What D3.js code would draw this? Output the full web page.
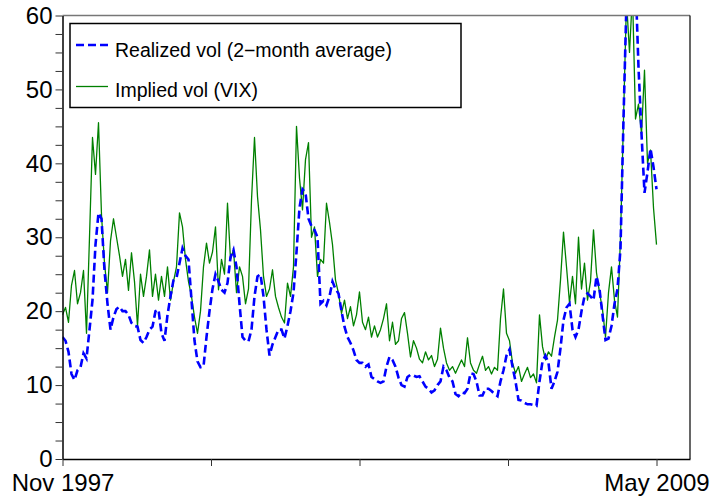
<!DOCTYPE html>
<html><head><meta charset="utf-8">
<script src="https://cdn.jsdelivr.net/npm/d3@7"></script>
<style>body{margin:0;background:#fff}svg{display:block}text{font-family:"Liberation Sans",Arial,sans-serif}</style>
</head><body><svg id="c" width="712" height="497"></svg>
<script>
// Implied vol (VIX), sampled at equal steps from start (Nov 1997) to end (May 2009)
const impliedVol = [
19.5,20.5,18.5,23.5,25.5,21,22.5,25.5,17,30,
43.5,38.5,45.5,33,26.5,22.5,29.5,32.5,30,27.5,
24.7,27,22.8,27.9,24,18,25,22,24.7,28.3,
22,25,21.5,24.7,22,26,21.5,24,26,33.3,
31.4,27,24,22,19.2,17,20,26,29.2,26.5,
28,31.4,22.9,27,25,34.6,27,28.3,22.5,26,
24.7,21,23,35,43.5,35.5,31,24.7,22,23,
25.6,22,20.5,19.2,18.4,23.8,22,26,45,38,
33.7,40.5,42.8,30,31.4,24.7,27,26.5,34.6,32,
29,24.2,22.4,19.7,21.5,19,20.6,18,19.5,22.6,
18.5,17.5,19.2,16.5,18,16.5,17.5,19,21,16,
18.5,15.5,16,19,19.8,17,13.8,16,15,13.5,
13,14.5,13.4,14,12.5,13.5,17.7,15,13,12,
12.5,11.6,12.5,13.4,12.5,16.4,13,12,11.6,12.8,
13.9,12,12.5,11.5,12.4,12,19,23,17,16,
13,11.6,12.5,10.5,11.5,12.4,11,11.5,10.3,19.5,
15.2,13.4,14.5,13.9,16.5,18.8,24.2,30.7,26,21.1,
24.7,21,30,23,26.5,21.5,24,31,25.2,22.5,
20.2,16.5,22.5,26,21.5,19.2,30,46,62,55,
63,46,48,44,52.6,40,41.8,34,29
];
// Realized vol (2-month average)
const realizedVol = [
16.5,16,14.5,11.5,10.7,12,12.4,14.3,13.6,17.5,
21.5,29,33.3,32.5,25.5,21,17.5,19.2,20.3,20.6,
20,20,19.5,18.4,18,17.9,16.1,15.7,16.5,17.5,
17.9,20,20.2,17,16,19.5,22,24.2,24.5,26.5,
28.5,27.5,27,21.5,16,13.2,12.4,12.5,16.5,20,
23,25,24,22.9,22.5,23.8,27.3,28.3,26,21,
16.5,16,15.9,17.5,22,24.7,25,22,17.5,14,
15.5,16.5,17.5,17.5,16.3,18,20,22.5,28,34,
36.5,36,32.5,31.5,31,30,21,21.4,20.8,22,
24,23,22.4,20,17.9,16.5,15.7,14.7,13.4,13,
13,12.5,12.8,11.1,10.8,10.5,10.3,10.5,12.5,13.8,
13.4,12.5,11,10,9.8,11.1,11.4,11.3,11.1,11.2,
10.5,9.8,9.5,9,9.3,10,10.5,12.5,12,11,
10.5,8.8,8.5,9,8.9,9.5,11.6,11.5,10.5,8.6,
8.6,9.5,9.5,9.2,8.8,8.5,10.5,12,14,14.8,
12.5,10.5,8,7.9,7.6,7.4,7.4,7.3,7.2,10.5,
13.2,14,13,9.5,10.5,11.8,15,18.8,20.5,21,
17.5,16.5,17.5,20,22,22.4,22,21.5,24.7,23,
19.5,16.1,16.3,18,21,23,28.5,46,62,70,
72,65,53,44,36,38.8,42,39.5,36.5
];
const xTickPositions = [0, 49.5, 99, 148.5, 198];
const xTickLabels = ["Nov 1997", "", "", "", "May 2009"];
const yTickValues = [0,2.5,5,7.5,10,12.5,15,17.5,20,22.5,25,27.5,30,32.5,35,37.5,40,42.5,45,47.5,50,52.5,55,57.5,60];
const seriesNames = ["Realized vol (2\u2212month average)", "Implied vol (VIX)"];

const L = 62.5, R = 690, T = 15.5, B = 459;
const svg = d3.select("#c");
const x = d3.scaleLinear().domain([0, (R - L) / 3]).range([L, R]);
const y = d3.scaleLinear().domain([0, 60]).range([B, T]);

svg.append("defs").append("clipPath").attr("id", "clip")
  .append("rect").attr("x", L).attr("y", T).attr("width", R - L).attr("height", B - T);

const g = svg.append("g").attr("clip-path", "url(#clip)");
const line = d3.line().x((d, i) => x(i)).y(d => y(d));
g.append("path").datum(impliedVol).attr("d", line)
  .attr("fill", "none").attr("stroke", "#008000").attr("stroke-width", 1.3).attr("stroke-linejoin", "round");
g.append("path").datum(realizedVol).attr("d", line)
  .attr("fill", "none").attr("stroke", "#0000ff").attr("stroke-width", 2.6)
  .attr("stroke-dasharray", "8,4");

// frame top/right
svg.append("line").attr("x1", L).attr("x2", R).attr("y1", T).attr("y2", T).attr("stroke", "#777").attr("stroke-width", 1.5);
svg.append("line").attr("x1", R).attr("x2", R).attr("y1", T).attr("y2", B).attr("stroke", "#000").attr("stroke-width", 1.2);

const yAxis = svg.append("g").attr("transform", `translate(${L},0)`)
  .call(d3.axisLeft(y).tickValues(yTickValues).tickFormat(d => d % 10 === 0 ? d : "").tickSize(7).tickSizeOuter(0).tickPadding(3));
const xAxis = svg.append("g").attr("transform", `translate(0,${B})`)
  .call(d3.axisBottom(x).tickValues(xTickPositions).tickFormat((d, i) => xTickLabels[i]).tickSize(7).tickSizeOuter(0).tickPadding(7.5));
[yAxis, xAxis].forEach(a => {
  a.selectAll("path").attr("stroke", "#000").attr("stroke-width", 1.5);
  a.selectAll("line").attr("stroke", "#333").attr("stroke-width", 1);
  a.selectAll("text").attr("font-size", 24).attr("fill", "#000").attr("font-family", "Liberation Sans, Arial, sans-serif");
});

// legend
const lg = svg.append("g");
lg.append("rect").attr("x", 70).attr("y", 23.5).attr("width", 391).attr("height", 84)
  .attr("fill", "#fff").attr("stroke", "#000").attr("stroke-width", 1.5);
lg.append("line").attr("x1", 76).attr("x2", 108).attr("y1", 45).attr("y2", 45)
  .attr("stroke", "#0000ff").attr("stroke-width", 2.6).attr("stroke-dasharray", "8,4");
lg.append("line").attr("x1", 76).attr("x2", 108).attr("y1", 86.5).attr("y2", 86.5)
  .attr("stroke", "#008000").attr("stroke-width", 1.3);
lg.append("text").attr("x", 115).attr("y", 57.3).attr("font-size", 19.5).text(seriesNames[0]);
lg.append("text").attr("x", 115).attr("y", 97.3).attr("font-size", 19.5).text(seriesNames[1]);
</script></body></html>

········

# Given exercise
Go through the listing above and quote it exactly, apart from its images.

# Exercise answer
What D3.js code would draw this? Output the full web page.
<!DOCTYPE html>
<html><head><meta charset="utf-8">
<script src="https://cdn.jsdelivr.net/npm/d3@7"></script>
<style>body{margin:0;background:#fff}svg{display:block}text{font-family:"Liberation Sans",Arial,sans-serif}</style>
</head><body><svg id="c" width="712" height="497"></svg>
<script>
// Implied vol (VIX), sampled at equal steps from start (Nov 1997) to end (May 2009)
const impliedVol = [
19.5,20.5,18.5,23.5,25.5,21,22.5,25.5,17,30,
43.5,38.5,45.5,33,26.5,22.5,29.5,32.5,30,27.5,
24.7,27,22.8,27.9,24,18,25,22,24.7,28.3,
22,25,21.5,24.7,22,26,21.5,24,26,33.3,
31.4,27,24,22,19.2,17,20,26,29.2,26.5,
28,31.4,22.9,27,25,34.6,27,28.3,22.5,26,
24.7,21,23,35,43.5,35.5,31,24.7,22,23,
25.6,22,20.5,19.2,18.4,23.8,22,26,45,38,
33.7,40.5,42.8,30,31.4,24.7,27,26.5,34.6,32,
29,24.2,22.4,19.7,21.5,19,20.6,18,19.5,22.6,
18.5,17.5,19.2,16.5,18,16.5,17.5,19,21,16,
18.5,15.5,16,19,19.8,17,13.8,16,15,13.5,
13,14.5,13.4,14,12.5,13.5,17.7,15,13,12,
12.5,11.6,12.5,13.4,12.5,16.4,13,12,11.6,12.8,
13.9,12,12.5,11.5,12.4,12,19,23,17,16,
13,11.6,12.5,10.5,11.5,12.4,11,11.5,10.3,19.5,
15.2,13.4,14.5,13.9,16.5,18.8,24.2,30.7,26,21.1,
24.7,21,30,23,26.5,21.5,24,31,25.2,22.5,
20.2,16.5,22.5,26,21.5,19.2,30,46,62,55,
63,46,48,44,52.6,40,41.8,34,29
];
// Realized vol (2-month average)
const realizedVol = [
16.5,16,14.5,11.5,10.7,12,12.4,14.3,13.6,17.5,
21.5,29,33.3,32.5,25.5,21,17.5,19.2,20.3,20.6,
20,20,19.5,18.4,18,17.9,16.1,15.7,16.5,17.5,
17.9,20,20.2,17,16,19.5,22,24.2,24.5,26.5,
28.5,27.5,27,21.5,16,13.2,12.4,12.5,16.5,20,
23,25,24,22.9,22.5,23.8,27.3,28.3,26,21,
16.5,16,15.9,17.5,22,24.7,25,22,17.5,14,
15.5,16.5,17.5,17.5,16.3,18,20,22.5,28,34,
36.5,36,32.5,31.5,31,30,21,21.4,20.8,22,
24,23,22.4,20,17.9,16.5,15.7,14.7,13.4,13,
13,12.5,12.8,11.1,10.8,10.5,10.3,10.5,12.5,13.8,
13.4,12.5,11,10,9.8,11.1,11.4,11.3,11.1,11.2,
10.5,9.8,9.5,9,9.3,10,10.5,12.5,12,11,
10.5,8.8,8.5,9,8.9,9.5,11.6,11.5,10.5,8.6,
8.6,9.5,9.5,9.2,8.8,8.5,10.5,12,14,14.8,
12.5,10.5,8,7.9,7.6,7.4,7.4,7.3,7.2,10.5,
13.2,14,13,9.5,10.5,11.8,15,18.8,20.5,21,
17.5,16.5,17.5,20,22,22.4,22,21.5,24.7,23,
19.5,16.1,16.3,18,21,23,28.5,46,62,70,
72,65,53,44,36,38.8,42,39.5,36.5
];
const xTickPositions = [0, 49.5, 99, 148.5, 198];
const xTickLabels = ["Nov 1997", "", "", "", "May 2009"];
const yTickValues = [0,2.5,5,7.5,10,12.5,15,17.5,20,22.5,25,27.5,30,32.5,35,37.5,40,42.5,45,47.5,50,52.5,55,57.5,60];
const seriesNames = ["Realized vol (2\u2212month average)", "Implied vol (VIX)"];

const L = 62.5, R = 690, T = 15.5, B = 459;
const svg = d3.select("#c");
const x = d3.scaleLinear().domain([0, (R - L) / 3]).range([L, R]);
const y = d3.scaleLinear().domain([0, 60]).range([B, T]);

svg.append("defs").append("clipPath").attr("id", "clip")
  .append("rect").attr("x", L).attr("y", T).attr("width", R - L).attr("height", B - T);

const g = svg.append("g").attr("clip-path", "url(#clip)");
const line = d3.line().x((d, i) => x(i)).y(d => y(d));
g.append("path").datum(impliedVol).attr("d", line)
  .attr("fill", "none").attr("stroke", "#008000").attr("stroke-width", 1.3).attr("stroke-linejoin", "round");
g.append("path").datum(realizedVol).attr("d", line)
  .attr("fill", "none").attr("stroke", "#0000ff").attr("stroke-width", 2.6)
  .attr("stroke-dasharray", "8,4");

// frame top/right
svg.append("line").attr("x1", L).attr("x2", R).attr("y1", T).attr("y2", T).attr("stroke", "#777").attr("stroke-width", 1.5);
svg.append("line").attr("x1", R).attr("x2", R).attr("y1", T).attr("y2", B).attr("stroke", "#000").attr("stroke-width", 1.2);

const yAxis = svg.append("g").attr("transform", `translate(${L},0)`)
  .call(d3.axisLeft(y).tickValues(yTickValues).tickFormat(d => d % 10 === 0 ? d : "").tickSize(7).tickSizeOuter(0).tickPadding(3));
const xAxis = svg.append("g").attr("transform", `translate(0,${B})`)
  .call(d3.axisBottom(x).tickValues(xTickPositions).tickFormat((d, i) => xTickLabels[i]).tickSize(7).tickSizeOuter(0).tickPadding(7.5));
[yAxis, xAxis].forEach(a => {
  a.selectAll("path").attr("stroke", "#000").attr("stroke-width", 1.5);
  a.selectAll("line").attr("stroke", "#333").attr("stroke-width", 1);
  a.selectAll("text").attr("font-size", 24).attr("fill", "#000").attr("font-family", "Liberation Sans, Arial, sans-serif");
});

// legend
const lg = svg.append("g");
lg.append("rect").attr("x", 70).attr("y", 23.5).attr("width", 391).attr("height", 84)
  .attr("fill", "#fff").attr("stroke", "#000").attr("stroke-width", 1.5);
lg.append("line").attr("x1", 76).attr("x2", 108).attr("y1", 45).attr("y2", 45)
  .attr("stroke", "#0000ff").attr("stroke-width", 2.6).attr("stroke-dasharray", "8,4");
lg.append("line").attr("x1", 76).attr("x2", 108).attr("y1", 86.5).attr("y2", 86.5)
  .attr("stroke", "#008000").attr("stroke-width", 1.3);
lg.append("text").attr("x", 115).attr("y", 57.3).attr("font-size", 19.5).text(seriesNames[0]);
lg.append("text").attr("x", 115).attr("y", 97.3).attr("font-size", 19.5).text(seriesNames[1]);
</script></body></html>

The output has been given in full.